I have always found it most
unfortunate that the past is politicised and used for other than scholarly
purposes. As far as the Aryan-Dravidian dichotomy is concerned, it must be
remembered that ‘Aryan’ and ‘Dravidian’ are linguistic and not racial terms.
There is no pure race, and Aryan and Dravidian speakers have been in contact
with each other in South Asia from the start
of their encounter. Ever since the Aryan speakers came to India from Central Asia,
this militarily powerful minority group would have mixed with the local
population. Centuries of gradually increasing bilingualism eventually led to a
large-scale language shift, making almost the whole population of North India
Indo-Aryan speakers. Linguistic and religious fanatics inflame a wrong sort of
nationalism, which has led to great ills both in South
Asia and elsewhere. Ancient traditions of language must not be
used to divide people.
You had said that lexicography
is well advanced in Tamil and Malayalam. What are the reasons?
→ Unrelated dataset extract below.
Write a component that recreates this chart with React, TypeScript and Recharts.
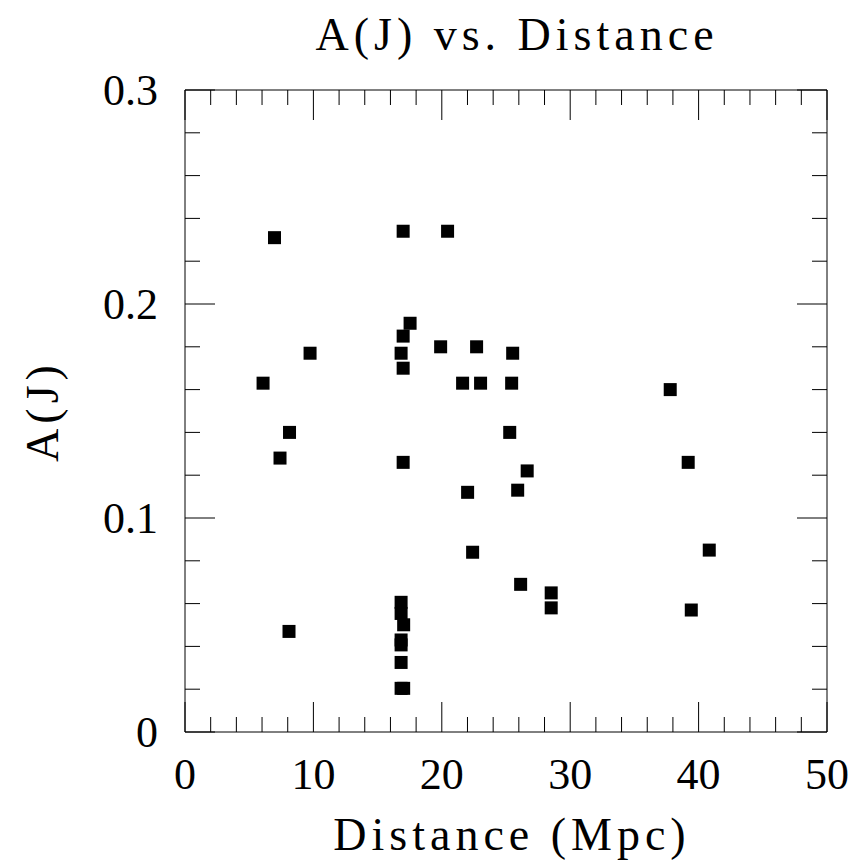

Tamil has a long literary tradition,
especially after the discovery of the Sangam texts. S. Vaiyapuri Pillai did
great work in compiling the Tamil Lexicon and after him Murray Rajam initiated
further important lexicographic work. The Malayalam Lexicon of the University of Kerala is following this lead. I hope
Tamil scholars will extend their work to the study of cognate languages, in
particular small tribal languages with no native linguists, and thus enlarge
the understanding of the common prehistoric background of all Dravidian languages.
The study of the Indus script suffers greatly
from inadequate knowledge of ancient compound words, which have not survived in
Tamil or Malayalam, but [have] possibly [survived] elsewhere.
You recommended creation of
linguistic archives. Could you elaborate this?
Not only linguistic but also
folklore material should be collected and published. This is necessary for
traditions that do not have a written tradition. Instead, tribal languages do
have oral traditions of songs, legends, and stories. In Udupi, Professor U.P.
Upadhyaya and his wife Susheela, along with their colleagues, have done
exemplary work in collecting a rich database of folklore material and using
this as the basis of a six-volume Tulu Lexicon. We badly need similar work on
the remaining Dravidian languages, which are all the time losing their ancient
vocabulary with the increasing influence of Indo-Aryan and English.
I learn you are translating
Tirukkural into Finnish. How is the progress? What is your experience?
Fifteen years ago, I could
recite by heart the first hundred stanzas of Tirukkural. I gave lectures at Helsinki University on this Tamil classic that I
greatly admire, and translated into Finnish prose almost one half of the text.
Unfortunately I have since then not found time and opportunity to finish the
job, but I hope this will be possible in the future.